Osotsi’s sentiments came days after Lugari MP Ayub Savula claimed he had been approached by ODM to wreck the ANC party.
Mudavadi’s current dilemma could be akin to the situation he found himself in June 2015 when he opted to resign as United Democratic Forum (UDF) party leader, a vehicle he used to vie for presidency in the 2013 elections.
He defended his decision saying what had happened was to rebrand UDF following in-depth negotiations then.
Amani coalition brought onboard UDF, New Ford Kenya and Ford Kenya among other parties, especially from the former larger Western region.

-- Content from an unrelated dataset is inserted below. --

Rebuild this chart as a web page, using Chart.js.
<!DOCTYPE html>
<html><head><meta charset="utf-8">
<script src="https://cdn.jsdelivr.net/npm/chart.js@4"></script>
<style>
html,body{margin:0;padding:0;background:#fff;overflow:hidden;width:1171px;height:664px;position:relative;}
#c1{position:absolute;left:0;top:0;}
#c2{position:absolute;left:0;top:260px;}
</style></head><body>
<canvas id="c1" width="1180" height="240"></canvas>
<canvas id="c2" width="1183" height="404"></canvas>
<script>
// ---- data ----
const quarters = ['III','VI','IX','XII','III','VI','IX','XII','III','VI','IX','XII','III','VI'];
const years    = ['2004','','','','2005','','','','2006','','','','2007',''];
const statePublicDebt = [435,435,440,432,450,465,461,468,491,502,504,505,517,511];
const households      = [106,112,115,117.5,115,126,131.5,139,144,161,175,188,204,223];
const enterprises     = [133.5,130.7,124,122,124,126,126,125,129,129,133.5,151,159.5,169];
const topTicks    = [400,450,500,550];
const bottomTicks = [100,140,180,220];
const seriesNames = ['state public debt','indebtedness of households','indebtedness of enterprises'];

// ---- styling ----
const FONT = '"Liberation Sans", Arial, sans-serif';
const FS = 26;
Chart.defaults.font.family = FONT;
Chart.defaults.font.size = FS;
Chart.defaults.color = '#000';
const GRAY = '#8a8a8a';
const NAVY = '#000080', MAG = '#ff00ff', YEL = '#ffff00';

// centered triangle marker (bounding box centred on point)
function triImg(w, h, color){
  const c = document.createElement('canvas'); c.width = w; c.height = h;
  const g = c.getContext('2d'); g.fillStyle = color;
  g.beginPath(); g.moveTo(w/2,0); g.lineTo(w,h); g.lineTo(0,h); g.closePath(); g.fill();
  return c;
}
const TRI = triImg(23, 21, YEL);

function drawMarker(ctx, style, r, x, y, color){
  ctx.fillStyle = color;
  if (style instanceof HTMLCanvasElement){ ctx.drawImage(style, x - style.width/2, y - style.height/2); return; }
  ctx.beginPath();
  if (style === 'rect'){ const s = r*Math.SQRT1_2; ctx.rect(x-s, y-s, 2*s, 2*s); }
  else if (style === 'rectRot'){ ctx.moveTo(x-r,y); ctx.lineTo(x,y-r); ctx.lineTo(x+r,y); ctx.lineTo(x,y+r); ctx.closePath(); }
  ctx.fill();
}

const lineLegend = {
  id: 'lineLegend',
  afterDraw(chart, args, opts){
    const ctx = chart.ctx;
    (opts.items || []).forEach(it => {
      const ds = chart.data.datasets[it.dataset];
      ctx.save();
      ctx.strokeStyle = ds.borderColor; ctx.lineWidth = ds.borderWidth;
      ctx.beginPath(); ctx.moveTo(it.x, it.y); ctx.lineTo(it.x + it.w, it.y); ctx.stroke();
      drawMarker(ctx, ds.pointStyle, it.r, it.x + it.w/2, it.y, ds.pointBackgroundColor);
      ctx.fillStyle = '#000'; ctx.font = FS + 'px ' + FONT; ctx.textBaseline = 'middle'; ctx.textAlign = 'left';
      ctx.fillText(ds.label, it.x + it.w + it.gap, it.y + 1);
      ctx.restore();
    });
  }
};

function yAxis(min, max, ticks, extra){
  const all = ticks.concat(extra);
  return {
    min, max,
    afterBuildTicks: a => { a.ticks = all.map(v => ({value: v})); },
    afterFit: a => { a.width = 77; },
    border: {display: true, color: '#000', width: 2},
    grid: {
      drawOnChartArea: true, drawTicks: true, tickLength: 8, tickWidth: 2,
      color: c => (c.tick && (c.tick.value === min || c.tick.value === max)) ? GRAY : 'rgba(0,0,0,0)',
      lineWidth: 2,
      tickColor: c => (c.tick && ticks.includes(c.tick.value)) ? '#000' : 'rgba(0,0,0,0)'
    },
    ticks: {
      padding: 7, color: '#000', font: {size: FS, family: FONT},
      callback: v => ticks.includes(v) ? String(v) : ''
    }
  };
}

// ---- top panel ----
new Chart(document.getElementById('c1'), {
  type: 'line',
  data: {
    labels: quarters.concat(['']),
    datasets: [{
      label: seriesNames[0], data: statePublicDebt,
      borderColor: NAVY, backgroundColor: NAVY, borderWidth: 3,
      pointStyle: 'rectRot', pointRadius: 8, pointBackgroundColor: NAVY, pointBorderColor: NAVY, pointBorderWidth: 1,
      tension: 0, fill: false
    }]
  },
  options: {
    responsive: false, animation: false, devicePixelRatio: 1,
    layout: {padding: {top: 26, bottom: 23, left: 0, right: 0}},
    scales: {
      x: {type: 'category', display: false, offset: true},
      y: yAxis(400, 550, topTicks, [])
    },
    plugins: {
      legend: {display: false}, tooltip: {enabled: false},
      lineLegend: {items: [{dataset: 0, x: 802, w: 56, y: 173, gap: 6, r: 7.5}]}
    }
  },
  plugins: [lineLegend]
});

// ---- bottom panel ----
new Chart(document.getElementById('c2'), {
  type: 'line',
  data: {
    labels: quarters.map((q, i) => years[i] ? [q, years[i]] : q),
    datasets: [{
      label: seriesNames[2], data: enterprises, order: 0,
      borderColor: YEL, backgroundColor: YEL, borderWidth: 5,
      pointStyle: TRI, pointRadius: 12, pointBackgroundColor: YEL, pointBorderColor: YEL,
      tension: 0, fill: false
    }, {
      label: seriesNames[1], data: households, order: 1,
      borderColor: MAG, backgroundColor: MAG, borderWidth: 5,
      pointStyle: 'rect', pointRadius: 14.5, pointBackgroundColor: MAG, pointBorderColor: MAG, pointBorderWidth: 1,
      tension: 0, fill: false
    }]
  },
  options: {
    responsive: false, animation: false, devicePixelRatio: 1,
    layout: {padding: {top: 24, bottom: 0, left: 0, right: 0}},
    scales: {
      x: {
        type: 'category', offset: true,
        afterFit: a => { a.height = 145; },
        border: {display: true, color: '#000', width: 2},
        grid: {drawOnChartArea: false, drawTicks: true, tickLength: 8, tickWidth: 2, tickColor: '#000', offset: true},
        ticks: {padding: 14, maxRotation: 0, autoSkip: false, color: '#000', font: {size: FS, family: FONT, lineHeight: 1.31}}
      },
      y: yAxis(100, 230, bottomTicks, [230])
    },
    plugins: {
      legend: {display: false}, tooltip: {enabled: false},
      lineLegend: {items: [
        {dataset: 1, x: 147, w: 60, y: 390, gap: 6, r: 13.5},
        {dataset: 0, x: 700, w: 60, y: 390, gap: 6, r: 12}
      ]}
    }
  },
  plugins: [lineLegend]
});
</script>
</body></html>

In early 2013, Mudavadi temporarily joined Jubilee coalition but quit later when it became evident Uhuru Kenyatta was not ready to abandon his presidential bid in his favour .
Much earlier, Mudavadi was a member of the Orange Democratic Movement (ODM) but left the party and joined UDF over what he termed lack of internal democracy.
Mudavadi has vowed not to be sidetracked by the political sideshows from people he calls ‘political stooges’ and says he will always put the interest of Kenyans at the centre of his political decisions.
His sentiments are shared by Nambale MP John Bunyasi (ANC) who doubles as Western Parliamentary Caucus chairman. Bunyasi led other ANC legislators in castigating Osotsi who they claim was long expelled from the party.
Osotsi, however, says he will not be intimidated.
“What the party should be doing now is to start the process of grassroots elections in line with the Political Parties Act,” he said.